Discarica abusiva a Roncegno «Senza bonifica sarà denuncia»
L'atto di diffida porta la data di oggi ed è stato firmato dall’avvocato Mario Giuliano in rappresentanza di 53 cittadini costituitisi parti civili nei processi riguardanti lo scandalo dell’inquinamento da scorie industriali e altre sostanze nocive in Valsugana
Gli enti pubblici procedano entreo trenta giorni all’avvio della bonifica del sito inquinato di monte Zaccon, la ex cava a Roncegno che fu discarica abusiva di veleni, altrimenti scatterà un «esposto alla competente autorità giudiziaria ai sensi degli articoli 328 (rifiuto o omissione di atti d’ufficio), 378 (favoreggiamento personale) e 388 (mancata esecuzione dolosa di un provvedimento del giudice) del Codice penale».
Lo si legge nell’atto di diffida che porta la data di oggi, firmato dall’avvocato Mario Giuliano, in rappresentanza di 53 cittadini costituitisi parti civili nei processi riguardanti lo scandalo dell’inquinamento da scorie industriali e altre sostanze nocive, in Valsugana.
Destinatari della diffida sono, fra gli altri, il presidente e la giunta provinciali; il sindaco e gli assessori del Comune di Roncegno; il dirigente dell’Agenzia per la depurazione della Provincia autonoma; il dirigente generale dell’Agenzia provinciale per la protezione dell’ambiente.
Nel testo si menzionano, fra l’altro, le conclusioni cui si è giunti in sede giudiziaria, con la condanna al ripristino dello stato dell’ambiente del sito di Monte Zaccon, a carico di Simone Gosetti, l’ex amministratore della Ripristina Valsugana ed ex presidente di Sativa (sentenza del 22 febbraio 2011, confermata in Cassazione il 9 luglio scorso).

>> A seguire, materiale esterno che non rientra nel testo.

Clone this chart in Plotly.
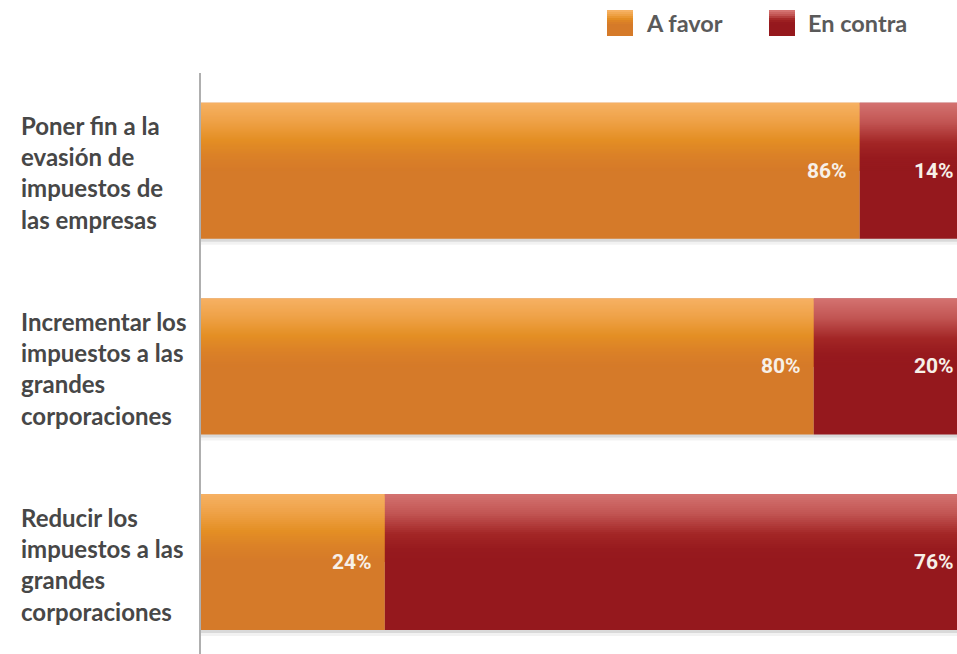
import plotly.graph_objects as go

# ---- data ----
categories = [
    "Poner fin a la<br>evasión de<br>impuestos de<br>las empresas",
    "Incrementar los<br>impuestos a las<br>grandes<br>corporaciones",
    "Reducir los<br>impuestos a las<br>grandes<br>corporaciones",
]
series_names = ["A favor", "En contra"]
a_favor = [86, 80, 24]
en_contra = [14, 20, 76]

# ---- layout geometry ----
W, H = 957, 654
ML, MT = 201, 73
plot_w = W - ML
plot_h = H - MT
x_max = 98.7
y_range = [-0.47, 2.5]
ppu = plot_h / (y_range[1] - y_range[0])  # pixels per y unit
px_per_pct = plot_w / x_max
bar_px = 136
bar_w = bar_px / ppu
ypos = [2, 1, 0]

orange_stops = [(0, (246, 177, 99)), (18, (239, 162, 72)), (37, (228, 143, 36)),
                (52, (219, 129, 39)), (68, (213, 122, 41))]
red_stops = [(0, (212, 115, 113)), (20, (193, 84, 82)), (40, (163, 38, 38)),
             (55, (151, 26, 30)), (68, (149, 24, 29))]
orange_main = "rgb(213,122,41)"
red_main = "rgb(149,24,29)"
grad_px = 68


def interp(stops, p):
    for (p0, c0), (p1, c1) in zip(stops[:-1], stops[1:]):
        if p0 <= p <= p1:
            t = (p - p0) / (p1 - p0)
            return "rgb(%d,%d,%d)" % tuple(round(a + (b - a) * t) for a, b in zip(c0, c1))
    return "rgb(%d,%d,%d)" % stops[-1][1]


fig = go.Figure()

totals = [a + b for a, b in zip(a_favor, en_contra)]
# soft shadow under bars
for shift, alpha in [(6, 0.05), (3, 0.10)]:
    fig.add_trace(go.Bar(
        y=ypos, x=totals, base=[0] * 3, orientation="h",
        width=bar_w, offset=-bar_w / 2 - shift / ppu,
        marker=dict(color="rgba(0,0,0,%s)" % alpha, line_width=0),
        showlegend=False, hoverinfo="skip"))

fig.add_trace(go.Bar(
    y=ypos, x=a_favor, base=[0] * 3, orientation="h", name=series_names[0],
    width=bar_w, marker=dict(color=orange_main, line_width=0),
    showlegend=False))
fig.add_trace(go.Bar(
    y=ypos, x=en_contra, base=a_favor, orientation="h", name=series_names[1],
    width=bar_w, marker=dict(color=red_main, line_width=0),
    showlegend=False))

# gradient at top of bars: nested layers, each from depth k down to grad_px
step = 2
for k in range(0, grad_px, step):
    off = bar_w / 2 - grad_px / ppu
    wdt = (grad_px - k) / ppu
    fig.add_trace(go.Bar(
        y=ypos, x=a_favor, base=[0] * 3, orientation="h",
        width=wdt, offset=off,
        marker=dict(color=interp(orange_stops, k + step / 2), line_width=0),
        showlegend=False, hoverinfo="skip"))
    fig.add_trace(go.Bar(
        y=ypos, x=en_contra, base=a_favor, orientation="h",
        width=wdt, offset=off,
        marker=dict(color=interp(red_stops, k + step / 2), line_width=0),
        showlegend=False, hoverinfo="skip"))

# value labels, right-aligned 12px inside the end of each segment
pad_pct = 12 / px_per_pct
label_font = dict(family="Roboto", size=21, color="#F7F0E8", weight="bold")
for vals, bases in [(a_favor, [0] * 3), (en_contra, a_favor)]:
    for v, b, yv in zip(vals, bases, ypos):
        end = b + v
        fig.add_annotation(
            text=f"{v}%", x=end, y=yv, xref="x", yref="y",
            ax=end - pad_pct, ay=yv, axref="x", ayref="y",
            showarrow=True, arrowcolor="rgba(0,0,0,0)", arrowwidth=0.1,
            xanchor="right", yanchor="middle", font=label_font,
            borderpad=0)

# category labels (left aligned)
for lab, yv in zip(categories, ypos):
    fig.add_annotation(
        text=lab, xref="paper", x=0, xshift=-(ML - 19), xanchor="left",
        yref="y", y=yv, yshift=-2, yanchor="middle", align="left", showarrow=False,
        font=dict(family="Lato", size=24, color="#474747", weight="bold"))

# manual legend
def px2paper(px, py):
    return (px - ML) / plot_w, 1 + (MT - py) / plot_h

legend_items = [(607, series_names[0], orange_stops, orange_main),
                (769, series_names[1], red_stops, red_main)]
for sx, name, stops, main in legend_items:
    x0, y0 = px2paper(sx, 36)
    x1, y1 = px2paper(sx + 26, 10)
    fig.add_shape(type="rect", xref="paper", yref="paper", x0=x0, x1=x1, y0=y0, y1=y1,
                  fillcolor=main, line_width=0)
    for k in range(0, 14, 2):
        _, ya = px2paper(0, 10 + k)
        _, yb = px2paper(0, 24)
        fig.add_shape(type="rect", xref="paper", yref="paper", x0=x0, x1=x1, y0=yb, y1=ya,
                      fillcolor=interp(stops, k * grad_px / 14), line_width=0)
    tx, ty = px2paper(sx + 37, 23)
    fig.add_annotation(text=name, xref="paper", yref="paper", x=tx, y=ty,
                       xanchor="left", yanchor="middle", showarrow=False,
                       font=dict(family="Lato", size=23.5, color="#5A5A5A", weight="bold"))

fig.update_layout(
    width=W, height=H, barmode="overlay",
    margin=dict(l=ML, r=0, t=MT, b=0),
    paper_bgcolor="white", plot_bgcolor="white",
    showlegend=False,
    xaxis=dict(range=[0, x_max], showgrid=False, zeroline=False,
               showticklabels=False, ticks="", fixedrange=True),
    yaxis=dict(range=y_range, showgrid=False, zeroline=False, showticklabels=False,
               ticks="", showline=True, linecolor="#AFAFAF", linewidth=2,
               fixedrange=True),
)

fig.write_html("out.html", config={"displayModeBar": False},
               post_script="document.body.style.margin='0';document.body.style.overflow='hidden';")
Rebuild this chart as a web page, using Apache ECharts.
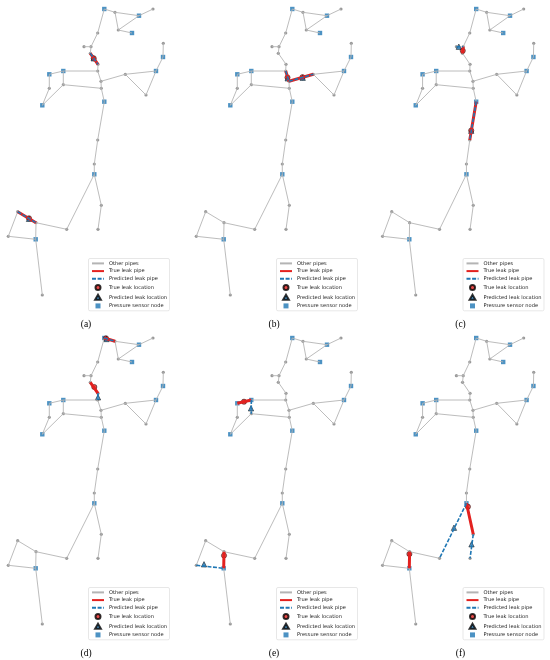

Il legale ricorda che la magistratura aveva accertato «che solo il 6,6% delle 419.074 tonnellate di rifiuti conferiti era ammissibile, e che, di queste, ben 55.057 tonnellate erano da classificarsi rifiuti pericolosi».
«Gosetti - scrive ancora Giuliano - non ha adempiuto neppure alla limitata intimazione di mettere in sicurezza il sito notificatagli ormai da diversi anni dal Comune di Roncegno.
Sorge pertanto l’obbligo per la Provincia e il Comune di Roncegno di procedere a ripristinare lo stato dell’ambiente in luogo del condannato inadempiente, e tale obbligo, oltre ad essere attuale, è pure urgente, stante che dai fatti sono trascorsi sette anni. Risulta invece che gli enti pubblici non intendano provvedere al ripristino, ma solamente a una messa in sicurezza palliativa, ritenendo, in base a loro accertamenti effettuati al di fuori del giudizio e volti evidentemente a svuotare di significato l’accertamento penale, che il sito sia sicuro per 300 anni. Tale affermazione si può senza timore definire fantasiosa dal punto di vista scientifico, impresentabile dal punto di vista politico, e criminale dal punto di vista giuridico per evidenti ragioni. Quello che è certo è che la messa in sicurezza non possa in alcun modo identificarsi con il ripristino e, per altro verso, che l’ente pubblico non possa ignorare un
accertamento penale».
Da qui la diffida, con l’intimazione all’ente pubblico di intervenere entro trenta giorni, almeno con l’avvio della procedura relativa all’intervento di bonifica, considerato un passaggio ineludibile data la gravità di quanto emerso nelle inchieste giudiziarie curate dal corpo forestale dello Stato.